Intervention de Bernard Cazeneuve

Commission d'enquête état des forces de sécurité intérieure — Réunion du 3 avril 2018 à 17h30
Audition de M. Bernard Cazeneuve ancien premier ministre

Bernard Cazeneuve, ancien Premier ministre :

Je vous remercie infiniment de toutes ces questions intéressantes, qui montrent la qualité du travail que vous accomplissez et présagent d'un rapport parlementaire qui pourra utilement éclairer l'action du Gouvernement.

Vous avez évoqué la politique du chiffre et le lien qui peut exister entre les chiffres obtenus en matière de lutte contre la délinquance et les bonifications dont peuvent bénéficier les policiers. La délinquance est parfois concentrée dans un certain nombre de quartiers. L'intervention de la police y est plus fréquente et les conditions d'intervention des policiers sont plus difficiles. Il est donc nécessaire de donner aux policiers les moyens d'accomplir correctement leur mission dans ces territoires que l'on appelle parfois « les territoires perdus de la République ». En témoigne le plan de renforcement des équipements des brigades anti-criminalité, le plan BAC. Nous avons décidé d'augmenter en quelques mois les moyens de ces forces de police pour leur permettre de faire face à la vétusté des boucliers, des véhicules, etc.

Je ne pense pas que la politique du chiffre soit l'aiguillon des services de police dans ces quartiers. En revanche, là où les policiers donnent beaucoup d'eux-mêmes en prenant des risques, des primes existent pour les gratifier. La réalité est plutôt celle-ci, mais là n'est pas le problème si les policiers de base ont une perception différente.

Pendant la période où j'étais ministre de l'intérieur, j'ai été frappé à la fois par la volonté de la hiérarchie policière de faire le mieux possible alors que le pays était très exposé, et le ressenti de la base policière - la hiérarchie s'éloignait d'elle et la base était de plus en plus incomprise, notamment au regard des contraintes auxquelles elle était confrontée dans l'exercice de ces missions. Il y a donc là un problème de fond, qui ne pourra être réglé que par plusieurs ministres successifs, à condition que ceux-ci aient la volonté de conduire cette action au long cours.

À cet égard, il faut mener une action de formation des personnels de la police, augmenter le niveau de formation, mettre en place des pratiques managériales et former à ces pratiques en vue de mieux marier autorité et écoute, ce que les gendarmes font peut-être mieux - ils ont en tout cas le sentiment de mieux le vivre. La direction de la formation a été créée pour faire en sorte que la police républicaine soit bien formée, et le soit constamment. J'estimais alors que des progrès considérables devaient être réalisés en matière de management, non pas eu égard à une mauvaise volonté de la hiérarchie ou à une insoumission de la base, mais tout simplement parce qu'il fallait renouer des fils, remettre les problématiques en perspective, avec l'objectif d'améliorer l'organisation du management.

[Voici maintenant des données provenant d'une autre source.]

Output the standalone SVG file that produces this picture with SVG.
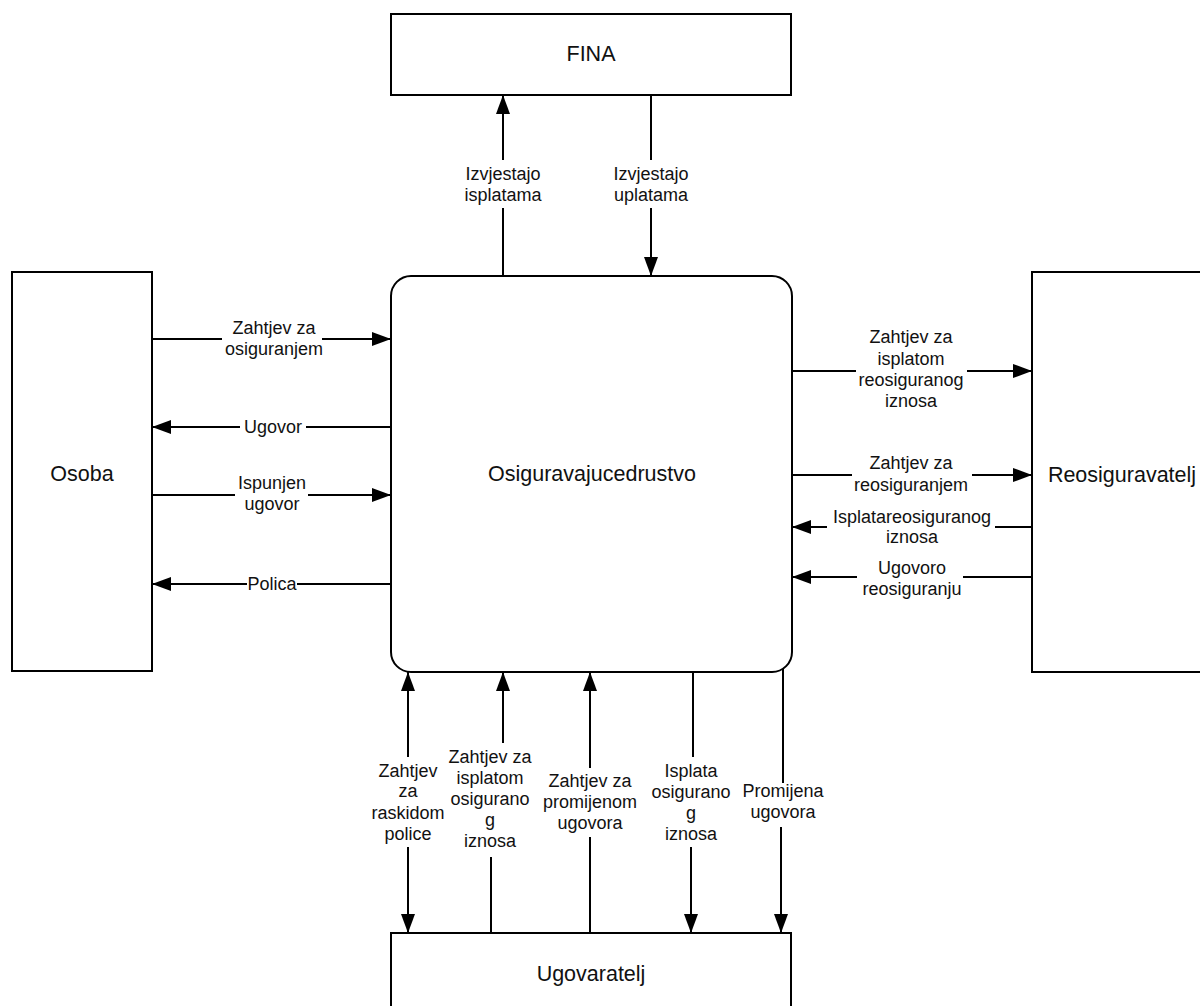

Vous me demandez si j'ai un regret. Je n'ai pas pu aller au bout de cette réflexion parce que ce travail ne peut se faire que dans un cadre pluriannuel et ne peut pas se déployer sereinement dans une période de crise aiguë, comme celle à laquelle nous avons été confrontés.

M. Dominati me demande pourquoi nous n'avons pas engagé plus de réformes de structures pour ce qui concerne les services de renseignement et la coordination, une question que nous avons déjà évoquée ensemble lorsque j'étais en fonctions.